> _Given records_:

====================

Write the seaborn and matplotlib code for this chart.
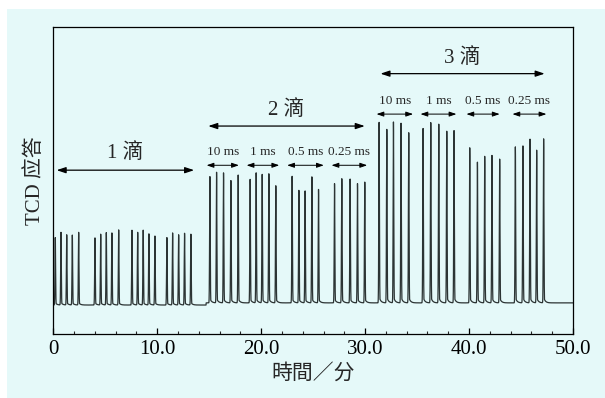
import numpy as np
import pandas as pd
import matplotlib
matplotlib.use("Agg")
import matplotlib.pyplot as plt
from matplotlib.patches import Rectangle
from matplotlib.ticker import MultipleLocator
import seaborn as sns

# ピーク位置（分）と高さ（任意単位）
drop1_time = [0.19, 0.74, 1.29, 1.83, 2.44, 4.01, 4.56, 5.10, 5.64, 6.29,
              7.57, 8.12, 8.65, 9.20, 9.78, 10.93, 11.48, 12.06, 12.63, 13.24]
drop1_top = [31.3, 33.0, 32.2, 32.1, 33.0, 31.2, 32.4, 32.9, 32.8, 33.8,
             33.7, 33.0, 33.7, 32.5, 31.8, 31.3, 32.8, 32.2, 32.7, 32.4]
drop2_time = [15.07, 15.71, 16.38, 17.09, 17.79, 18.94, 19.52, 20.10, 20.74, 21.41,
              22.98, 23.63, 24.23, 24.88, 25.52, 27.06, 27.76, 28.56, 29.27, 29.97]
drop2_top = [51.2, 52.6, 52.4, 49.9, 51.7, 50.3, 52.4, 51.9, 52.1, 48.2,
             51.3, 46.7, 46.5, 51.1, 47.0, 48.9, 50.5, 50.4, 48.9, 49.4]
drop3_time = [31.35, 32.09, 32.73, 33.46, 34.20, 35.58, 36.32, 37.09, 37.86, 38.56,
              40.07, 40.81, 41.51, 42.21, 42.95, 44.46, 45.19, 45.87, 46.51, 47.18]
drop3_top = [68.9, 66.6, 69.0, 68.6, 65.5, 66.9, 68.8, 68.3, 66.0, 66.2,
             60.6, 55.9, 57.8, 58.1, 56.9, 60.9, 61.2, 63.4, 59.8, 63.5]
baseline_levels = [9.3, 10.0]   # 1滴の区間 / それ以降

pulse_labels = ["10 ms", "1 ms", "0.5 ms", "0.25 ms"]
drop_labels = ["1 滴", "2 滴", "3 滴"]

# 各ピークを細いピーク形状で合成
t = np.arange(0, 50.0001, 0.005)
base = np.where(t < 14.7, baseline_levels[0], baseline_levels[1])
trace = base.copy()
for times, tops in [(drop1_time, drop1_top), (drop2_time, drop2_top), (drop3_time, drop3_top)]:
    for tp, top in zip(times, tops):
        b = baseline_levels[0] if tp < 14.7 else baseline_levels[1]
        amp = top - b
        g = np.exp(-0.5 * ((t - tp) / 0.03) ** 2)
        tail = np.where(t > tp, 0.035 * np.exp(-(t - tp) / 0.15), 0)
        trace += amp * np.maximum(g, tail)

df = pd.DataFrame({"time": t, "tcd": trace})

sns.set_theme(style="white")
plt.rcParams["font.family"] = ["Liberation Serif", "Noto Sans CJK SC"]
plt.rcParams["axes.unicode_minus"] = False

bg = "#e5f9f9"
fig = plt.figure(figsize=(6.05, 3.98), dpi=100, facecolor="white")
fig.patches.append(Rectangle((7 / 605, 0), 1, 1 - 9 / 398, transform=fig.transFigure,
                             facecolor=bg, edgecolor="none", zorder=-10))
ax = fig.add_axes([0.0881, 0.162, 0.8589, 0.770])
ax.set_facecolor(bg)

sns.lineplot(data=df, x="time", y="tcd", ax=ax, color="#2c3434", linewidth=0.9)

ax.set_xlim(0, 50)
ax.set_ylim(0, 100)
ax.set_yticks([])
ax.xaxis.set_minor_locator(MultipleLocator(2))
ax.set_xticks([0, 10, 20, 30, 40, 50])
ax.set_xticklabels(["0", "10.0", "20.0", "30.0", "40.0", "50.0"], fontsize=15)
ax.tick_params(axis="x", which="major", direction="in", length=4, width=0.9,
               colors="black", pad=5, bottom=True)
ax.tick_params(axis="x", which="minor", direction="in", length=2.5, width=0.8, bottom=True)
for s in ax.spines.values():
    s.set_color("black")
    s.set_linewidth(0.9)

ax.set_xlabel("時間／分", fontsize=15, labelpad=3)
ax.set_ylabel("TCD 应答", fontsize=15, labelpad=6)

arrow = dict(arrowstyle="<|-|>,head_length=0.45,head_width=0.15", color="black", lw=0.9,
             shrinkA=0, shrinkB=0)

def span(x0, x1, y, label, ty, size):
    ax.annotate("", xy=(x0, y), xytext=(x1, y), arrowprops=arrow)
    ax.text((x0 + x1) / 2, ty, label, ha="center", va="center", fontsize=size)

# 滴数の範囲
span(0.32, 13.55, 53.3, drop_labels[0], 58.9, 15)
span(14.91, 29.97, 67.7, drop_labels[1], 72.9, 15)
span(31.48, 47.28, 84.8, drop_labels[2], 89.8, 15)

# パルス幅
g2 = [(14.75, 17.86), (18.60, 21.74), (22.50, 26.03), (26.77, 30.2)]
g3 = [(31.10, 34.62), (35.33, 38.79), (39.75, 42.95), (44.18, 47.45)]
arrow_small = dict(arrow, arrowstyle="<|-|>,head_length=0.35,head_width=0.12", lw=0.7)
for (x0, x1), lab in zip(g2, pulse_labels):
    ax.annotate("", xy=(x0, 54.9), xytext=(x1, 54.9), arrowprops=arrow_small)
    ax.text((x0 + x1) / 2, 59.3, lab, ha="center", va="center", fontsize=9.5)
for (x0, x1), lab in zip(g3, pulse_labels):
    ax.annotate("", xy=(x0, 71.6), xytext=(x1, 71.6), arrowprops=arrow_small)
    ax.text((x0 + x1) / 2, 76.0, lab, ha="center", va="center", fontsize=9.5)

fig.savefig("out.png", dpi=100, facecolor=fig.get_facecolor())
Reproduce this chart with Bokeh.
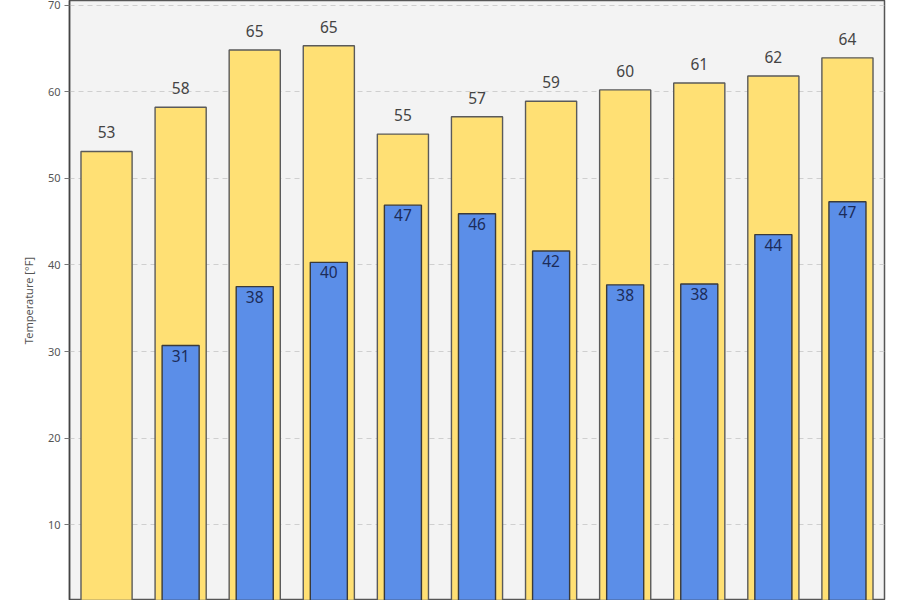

====================

> _Written instruction_:
Omit the pictures, then output the rest of the listing exactly.

> _Reply_:
Write the seaborn and matplotlib code for this chart.
import numpy as np
import pandas as pd
import matplotlib
matplotlib.use("Agg")
import matplotlib.pyplot as plt
from matplotlib.patches import Rectangle
from matplotlib.ticker import MultipleLocator
import seaborn as sns

# ピーク位置（分）と高さ（任意単位）
drop1_time = [0.19, 0.74, 1.29, 1.83, 2.44, 4.01, 4.56, 5.10, 5.64, 6.29,
              7.57, 8.12, 8.65, 9.20, 9.78, 10.93, 11.48, 12.06, 12.63, 13.24]
drop1_top = [31.3, 33.0, 32.2, 32.1, 33.0, 31.2, 32.4, 32.9, 32.8, 33.8,
             33.7, 33.0, 33.7, 32.5, 31.8, 31.3, 32.8, 32.2, 32.7, 32.4]
drop2_time = [15.07, 15.71, 16.38, 17.09, 17.79, 18.94, 19.52, 20.10, 20.74, 21.41,
              22.98, 23.63, 24.23, 24.88, 25.52, 27.06, 27.76, 28.56, 29.27, 29.97]
drop2_top = [51.2, 52.6, 52.4, 49.9, 51.7, 50.3, 52.4, 51.9, 52.1, 48.2,
             51.3, 46.7, 46.5, 51.1, 47.0, 48.9, 50.5, 50.4, 48.9, 49.4]
drop3_time = [31.35, 32.09, 32.73, 33.46, 34.20, 35.58, 36.32, 37.09, 37.86, 38.56,
              40.07, 40.81, 41.51, 42.21, 42.95, 44.46, 45.19, 45.87, 46.51, 47.18]
drop3_top = [68.9, 66.6, 69.0, 68.6, 65.5, 66.9, 68.8, 68.3, 66.0, 66.2,
             60.6, 55.9, 57.8, 58.1, 56.9, 60.9, 61.2, 63.4, 59.8, 63.5]
baseline_levels = [9.3, 10.0]   # 1滴の区間 / それ以降

pulse_labels = ["10 ms", "1 ms", "0.5 ms", "0.25 ms"]
drop_labels = ["1 滴", "2 滴", "3 滴"]

# 各ピークを細いピーク形状で合成
t = np.arange(0, 50.0001, 0.005)
base = np.where(t < 14.7, baseline_levels[0], baseline_levels[1])
trace = base.copy()
for times, tops in [(drop1_time, drop1_top), (drop2_time, drop2_top), (drop3_time, drop3_top)]:
    for tp, top in zip(times, tops):
        b = baseline_levels[0] if tp < 14.7 else baseline_levels[1]
        amp = top - b
        g = np.exp(-0.5 * ((t - tp) / 0.03) ** 2)
        tail = np.where(t > tp, 0.035 * np.exp(-(t - tp) / 0.15), 0)
        trace += amp * np.maximum(g, tail)

df = pd.DataFrame({"time": t, "tcd": trace})

sns.set_theme(style="white")
plt.rcParams["font.family"] = ["Liberation Serif", "Noto Sans CJK SC"]
plt.rcParams["axes.unicode_minus"] = False

bg = "#e5f9f9"
fig = plt.figure(figsize=(6.05, 3.98), dpi=100, facecolor="white")
fig.patches.append(Rectangle((7 / 605, 0), 1, 1 - 9 / 398, transform=fig.transFigure,
                             facecolor=bg, edgecolor="none", zorder=-10))
ax = fig.add_axes([0.0881, 0.162, 0.8589, 0.770])
ax.set_facecolor(bg)

sns.lineplot(data=df, x="time", y="tcd", ax=ax, color="#2c3434", linewidth=0.9)

ax.set_xlim(0, 50)
ax.set_ylim(0, 100)
ax.set_yticks([])
ax.xaxis.set_minor_locator(MultipleLocator(2))
ax.set_xticks([0, 10, 20, 30, 40, 50])
ax.set_xticklabels(["0", "10.0", "20.0", "30.0", "40.0", "50.0"], fontsize=15)
ax.tick_params(axis="x", which="major", direction="in", length=4, width=0.9,
               colors="black", pad=5, bottom=True)
ax.tick_params(axis="x", which="minor", direction="in", length=2.5, width=0.8, bottom=True)
for s in ax.spines.values():
    s.set_color("black")
    s.set_linewidth(0.9)

ax.set_xlabel("時間／分", fontsize=15, labelpad=3)
ax.set_ylabel("TCD 应答", fontsize=15, labelpad=6)

arrow = dict(arrowstyle="<|-|>,head_length=0.45,head_width=0.15", color="black", lw=0.9,
             shrinkA=0, shrinkB=0)

def span(x0, x1, y, label, ty, size):
    ax.annotate("", xy=(x0, y), xytext=(x1, y), arrowprops=arrow)
    ax.text((x0 + x1) / 2, ty, label, ha="center", va="center", fontsize=size)

# 滴数の範囲
span(0.32, 13.55, 53.3, drop_labels[0], 58.9, 15)
span(14.91, 29.97, 67.7, drop_labels[1], 72.9, 15)
span(31.48, 47.28, 84.8, drop_labels[2], 89.8, 15)

# パルス幅
g2 = [(14.75, 17.86), (18.60, 21.74), (22.50, 26.03), (26.77, 30.2)]
g3 = [(31.10, 34.62), (35.33, 38.79), (39.75, 42.95), (44.18, 47.45)]
arrow_small = dict(arrow, arrowstyle="<|-|>,head_length=0.35,head_width=0.12", lw=0.7)
for (x0, x1), lab in zip(g2, pulse_labels):
    ax.annotate("", xy=(x0, 54.9), xytext=(x1, 54.9), arrowprops=arrow_small)
    ax.text((x0 + x1) / 2, 59.3, lab, ha="center", va="center", fontsize=9.5)
for (x0, x1), lab in zip(g3, pulse_labels):
    ax.annotate("", xy=(x0, 71.6), xytext=(x1, 71.6), arrowprops=arrow_small)
    ax.text((x0 + x1) / 2, 76.0, lab, ha="center", va="center", fontsize=9.5)

fig.savefig("out.png", dpi=100, facecolor=fig.get_facecolor())
Reproduce this chart with Bokeh.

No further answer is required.